Records with drawing code —
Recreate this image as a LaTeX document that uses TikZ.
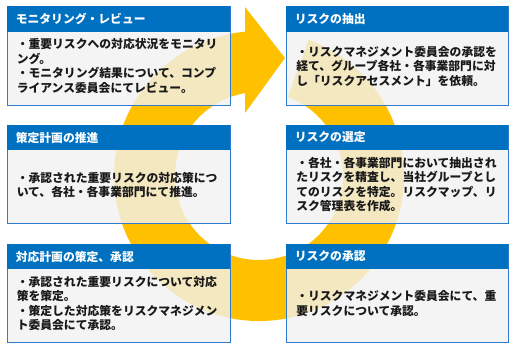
\documentclass[tikz,border=0pt]{standalone}
\usepackage{fontspec}
\setmainfont{Noto Sans CJK JP}
\definecolor{gold}{HTML}{FFC000}
\definecolor{hblue}{HTML}{0070C0}
\definecolor{bblue}{HTML}{2E7BCF}
\definecolor{bodygray}{HTML}{F2F2F2}
\tikzset{
  bodybox/.style={draw=bblue, line width=0.8pt, fill=bodygray, fill opacity=0.8, text opacity=1,
    minimum height=98.5pt, inner sep=0pt},
  headbox/.style={fill=hblue, text=white, anchor=north west, minimum height=25.5pt,
    inner ysep=0pt, inner xsep=9pt, align=left,
    font=\fontsize{11.8}{14.5}\selectfont\bfseries},
  bodytext/.style={anchor=west, inner sep=0pt, align=left, text width=208pt,
    font=\fontsize{11.8}{14.5}\selectfont\bfseries, text=black!90},
}
\begin{document}
\begin{tikzpicture}[x=1pt,y=1pt]
\useasboundingbox (0,0) rectangle (516,349);
\fill[white] (0,0) rectangle (516,349);
% ring arrow
\begin{scope}[shift={(259,173)}]
\fill[gold] (70:145pt) arc[start angle=70, end angle=-264.46, radius=145pt]
  -- (-260.4:84pt) arc[start angle=-260.4, end angle=70, radius=84pt] -- cycle;
\end{scope}
\coordinate (ah1) at (245,342);
\coordinate (ah2) at (285,291);
\coordinate (ah3) at (245,236);
\fill[gold] (ah1) -- (ah2) -- (ah3) -- cycle;
% boxes
\node[bodybox, minimum width=223pt] (b1) at (118.5,293.25) {};
\node[bodybox, minimum width=223pt] (b2) at (118.5,174.75) {};
\node[bodybox, minimum width=223pt] (b3) at (118.5,55.75) {};
\node[bodybox, minimum width=222pt] (b4) at (397,293.25) {};
\node[bodybox, minimum width=222pt] (b5) at (397,174.75) {};
\node[bodybox, minimum width=222pt] (b6) at (397,55.75) {};
\node[headbox, text width=205pt] (h1) at (b1.north west) {モニタリング・レビュー};
\node[headbox, text width=205pt] (h2) at (b2.north west) {策定計画の推進};
\node[headbox, text width=205pt] (h3) at (b3.north west) {対応計画の策定、承認};
\node[headbox, text width=204pt] (h4) at (b4.north west) {リスクの抽出};
\node[headbox, text width=204pt] (h5) at (b5.north west) {リスクの選定};
\node[headbox, text width=204pt] (h6) at (b6.north west) {リスクの承認};
\node[bodytext] (t1) at ([xshift=10pt,yshift=-10.5pt]b1.west) {・重要リスクへの対応状況をモニタリ\\ング。\\・モニタリング結果について、コンプ\\ライアンス委員会にてレビュー。};
\node[bodytext] (t2) at ([xshift=10pt,yshift=-10.5pt]b2.west) {・承認された重要リスクの対応策につ\\いて、各社・各事業部門にて推進。};
\node[bodytext] (t3) at ([xshift=10pt,yshift=-10.5pt]b3.west) {・承認された重要リスクについて対応\\策を策定。\\・策定した対応策をリスクマネジメン\\ト委員会にて承認。};
\node[bodytext] (t4) at ([xshift=10.5pt,yshift=-10.5pt]b4.west) {・リスクマネジメント委員会の承認を\\経て、グループ各社・各事業部門に対\\し「リスクアセスメント」を依頼。};
\node[bodytext] (t5) at ([xshift=10.5pt,yshift=-10.5pt]b5.west) {・各社・各事業部門において抽出され\\たリスクを精査し、当社グループとし\\てのリスクを特定。リスクマップ、リ\\スク管理表を作成。};
\node[bodytext] (t6) at ([xshift=10.5pt,yshift=-10.5pt]b6.west) {・リスクマネジメント委員会にて、重\\要リスクについて承認。};
\end{tikzpicture}
\end{document}
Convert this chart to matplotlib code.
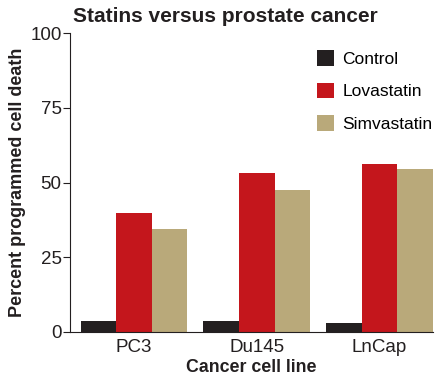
import numpy as np
import matplotlib
matplotlib.use('Agg')
import matplotlib.pyplot as plt

# data
cell_lines = ['PC3', 'Du145', 'LnCap']
control = [3.7, 3.8, 3.1]
lovastatin = [39.8, 53.2, 56.2]
simvastatin = [34.3, 47.5, 54.4]
series_names = ['Control', 'Lovastatin', 'Simvastatin']
colors = ['#231f20', '#c4161c', '#b9a97a']
yticks = [0, 25, 50, 75, 100]

plt.rcParams['font.family'] = ['Liberation Sans', 'DejaVu Sans']

fig = plt.figure(figsize=(4.45, 3.83), dpi=100)
ax = fig.add_axes([70 / 445, 1 - 332 / 383, 363 / 445, 299 / 383])

x = np.arange(len(cell_lines))
w = 0.29
for i, (vals, name, c) in enumerate(zip([control, lovastatin, simvastatin], series_names, colors)):
    ax.bar(x + (i - 1) * w, vals, width=w, color=c, label=name)

ax.set_xlim(-0.522, 2 + 1.5 * w)
ax.set_ylim(0, 100)
ax.set_yticks(yticks)
ax.set_xticks(x)
ax.set_xticklabels(cell_lines)
ax.tick_params(axis='x', length=0, labelsize=13.5, pad=5, colors='#231f20')
ax.tick_params(axis='y', length=5, labelsize=13.5, pad=1, colors='#231f20')

for s in ['top', 'right']:
    ax.spines[s].set_visible(False)
ax.spines['left'].set_color('#231f20')
ax.spines['bottom'].set_color('#231f20')

ax.set_ylabel('Percent programmed cell death', fontsize=13, fontweight='bold', color='#231f20', labelpad=3)
ax.set_xlabel('Cancer cell line', fontsize=12.8, fontweight='bold', color='#231f20', labelpad=2)

fig.text(73 / 445, 1 - 17 / 383, 'Statins versus prostate cancer', fontsize=15,
         fontweight='bold', color='#231f20', va='center', ha='left')

ax.legend(loc='upper left', bbox_to_anchor=(0.66, 0.965), frameon=False,
          fontsize=12.5, handlelength=1.0, handleheight=1.0, labelspacing=0.9,
          handletextpad=0.5, borderaxespad=0)

fig.savefig('out.png', dpi=100)
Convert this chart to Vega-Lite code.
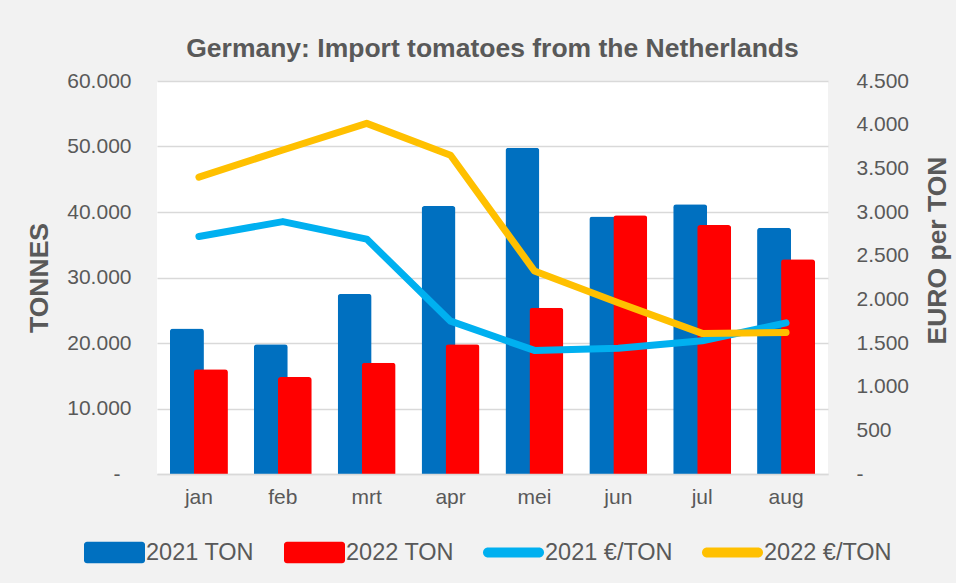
{
  "$schema": "https://vega.github.io/schema/vega-lite/v6.json",
  "width": 671,
  "height": 393,
  "autosize": "none",
  "padding": {"left": 157, "top": 81, "right": 128, "bottom": 109},
  "background": "#F2F2F2",
  "config": {
    "locale": {"number": {"decimal": ",", "thousands": ".", "grouping": [3], "currency": ["€", ""]}},
    "view": {"fill": "#FFFFFF", "stroke": null},
    "font": "Liberation Sans",
    "axis": {"labelColor": "#595959", "titleColor": "#595959", "labelFont": "Liberation Sans", "titleFont": "Liberation Sans"}
  },
  "title": {
    "text": "Germany: Import tomatoes from the Netherlands",
    "fontSize": 26.5,
    "fontWeight": "bold",
    "color": "#595959",
    "font": "Liberation Sans",
    "anchor": "middle",
    "baseline": "alphabetic",
    "offset": -13
  },
  "data": {
    "values": [
      {"month": "jan", "series": "2021 TON", "value": 22200},
      {"month": "feb", "series": "2021 TON", "value": 19800},
      {"month": "mrt", "series": "2021 TON", "value": 27500},
      {"month": "apr", "series": "2021 TON", "value": 40900},
      {"month": "mei", "series": "2021 TON", "value": 49800},
      {"month": "jun", "series": "2021 TON", "value": 39300},
      {"month": "jul", "series": "2021 TON", "value": 41200},
      {"month": "aug", "series": "2021 TON", "value": 37600},
      {"month": "jan", "series": "2022 TON", "value": 16000},
      {"month": "feb", "series": "2022 TON", "value": 14800},
      {"month": "mrt", "series": "2022 TON", "value": 17000},
      {"month": "apr", "series": "2022 TON", "value": 19800},
      {"month": "mei", "series": "2022 TON", "value": 25400},
      {"month": "jun", "series": "2022 TON", "value": 39500},
      {"month": "jul", "series": "2022 TON", "value": 38000},
      {"month": "aug", "series": "2022 TON", "value": 32800},
      {"month": "jan", "series": "2021 €/TON", "value": 2720},
      {"month": "feb", "series": "2021 €/TON", "value": 2890},
      {"month": "mrt", "series": "2021 €/TON", "value": 2690},
      {"month": "apr", "series": "2021 €/TON", "value": 1750},
      {"month": "mei", "series": "2021 €/TON", "value": 1415},
      {"month": "jun", "series": "2021 €/TON", "value": 1440},
      {"month": "jul", "series": "2021 €/TON", "value": 1525},
      {"month": "aug", "series": "2021 €/TON", "value": 1730},
      {"month": "jan", "series": "2022 €/TON", "value": 3400},
      {"month": "feb", "series": "2022 €/TON", "value": 3710},
      {"month": "mrt", "series": "2022 €/TON", "value": 4015},
      {"month": "apr", "series": "2022 €/TON", "value": 3650},
      {"month": "mei", "series": "2022 €/TON", "value": 2325},
      {"month": "jun", "series": "2022 €/TON", "value": 1960},
      {"month": "jul", "series": "2022 €/TON", "value": 1610},
      {"month": "aug", "series": "2022 €/TON", "value": 1620}
    ]
  },
  "encoding": {
    "x": {
      "field": "month",
      "type": "nominal",
      "sort": ["jan", "feb", "mrt", "apr", "mei", "jun", "jul", "aug"],
      "scale": {"paddingInner": 0, "paddingOuter": 0},
      "axis": {
        "title": null,
        "labelAngle": 0,
        "labelFontSize": 21,
        "labelPadding": 12,
        "ticks": false,
        "domain": true,
        "domainColor": "#D9D9D9",
        "domainWidth": 1.5,
        "grid": false,
        "zindex": 1
      }
    },
    "color": {
      "field": "series",
      "type": "nominal",
      "scale": {
        "domain": ["2021 TON", "2022 TON", "2021 €/TON", "2022 €/TON"],
        "range": ["#0070C0", "#FF0000", "#00B0F0", "#FFC000"]
      },
      "legend": {
        "orient": "none",
        "legendX": -73,
        "legendY": 441,
        "direction": "horizontal",
        "columns": 4,
        "title": null,
        "labelFontSize": 23.5,
        "labelColor": "#595959",
        "labelFont": "Liberation Sans",
        "columnPadding": 29,
        "labelOffset": 1,
        "symbolSize": 3721,
        "encode": {
          "symbols": {
            "update": {
              "shape": {"signal": "indexof(datum.value, '€') >= 0 ? 'M-0.836,-0.164H0.836A0.164,0.164 0 0 1 0.836,0.164H-0.836A0.164,0.164 0 0 1 -0.836,-0.164Z' : 'M-0.9,-0.356H0.9A0.1,0.1 0 0 1 1,-0.256V0.256A0.1,0.1 0 0 1 0.9,0.356H-0.9A0.1,0.1 0 0 1 -1,0.256V-0.256A0.1,0.1 0 0 1 -0.9,-0.356Z'"},
              "fill": {"signal": "scale('color', datum.value)"},
              "stroke": {"value": "transparent"},
              "strokeWidth": {"value": 0},
              "opacity": {"value": 1}
            }
          }
        }
      }
    }
  },
  "layer": [
    {
      "encoding": {
        "y": {
          "field": "value",
          "type": "quantitative",
          "scale": {"domain": [0, 60000]},
          "axis": {
            "title": "TONNES",
            "titleFontSize": 26.5,
            "titleFontWeight": "bold",
            "titlePadding": 13,
            "labelFontSize": 21,
            "labelPadding": {"condition": {"test": "datum.value == 0", "value": 37}, "value": 26},
            "ticks": false,
            "domain": false,
            "grid": true,
            "gridColor": "#D9D9D9",
            "gridWidth": 1.5,
            "values": [0, 10000, 20000, 30000, 40000, 50000, 60000],
            "format": ",.0f",
            "labelExpr": "datum.value == 0 ? '-' : datum.label"
          }
        }
      },
      "layer": [
        {
          "transform": [{"filter": "datum.series == '2021 TON'"}],
          "mark": {"type": "bar", "width": 34, "xOffset": -12, "cornerRadiusEnd": 3}
        },
        {
          "transform": [{"filter": "datum.series == '2022 TON'"}],
          "mark": {"type": "bar", "width": 34, "xOffset": 12, "cornerRadiusEnd": 3}
        }
      ]
    },
    {
      "transform": [{"filter": "indexof(datum.series, '€') >= 0"}],
      "mark": {"type": "line", "strokeWidth": 7, "strokeCap": "round", "strokeJoin": "round"},
      "encoding": {
        "y": {
          "field": "value",
          "type": "quantitative",
          "scale": {"domain": [0, 4500]},
          "axis": {
            "orient": "right",
            "title": "EURO per TON",
            "titleAngle": 270,
            "titleY": 169,
            "titleFontSize": 26.5,
            "titleFontWeight": "bold",
            "titlePadding": 43,
            "labelFontSize": 21,
            "labelPadding": 28,
            "ticks": false,
            "domain": false,
            "grid": false,
            "values": [0, 500, 1000, 1500, 2000, 2500, 3000, 3500, 4000, 4500],
            "format": ",.0f",
            "labelExpr": "datum.value == 0 ? '-' : datum.label"
          }
        }
      }
    }
  ],
  "resolve": {"scale": {"y": "independent"}}
}
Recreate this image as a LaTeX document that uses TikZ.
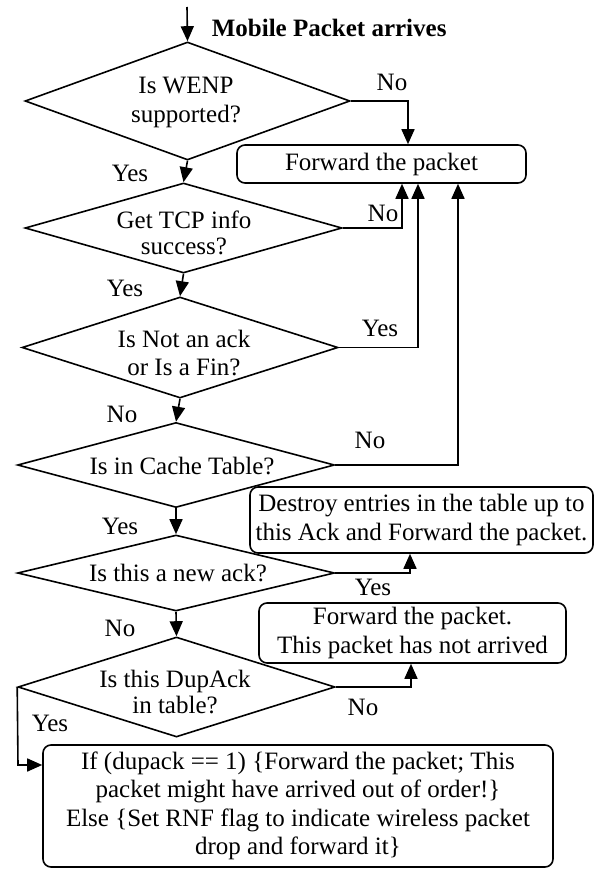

WRITTEN EXERCISE — Show every line where the string "Convert" appears.

SOLUTION TO THE PROBLEM —
Convert this chart to matplotlib code.
Convert this chart to Vega-Lite code.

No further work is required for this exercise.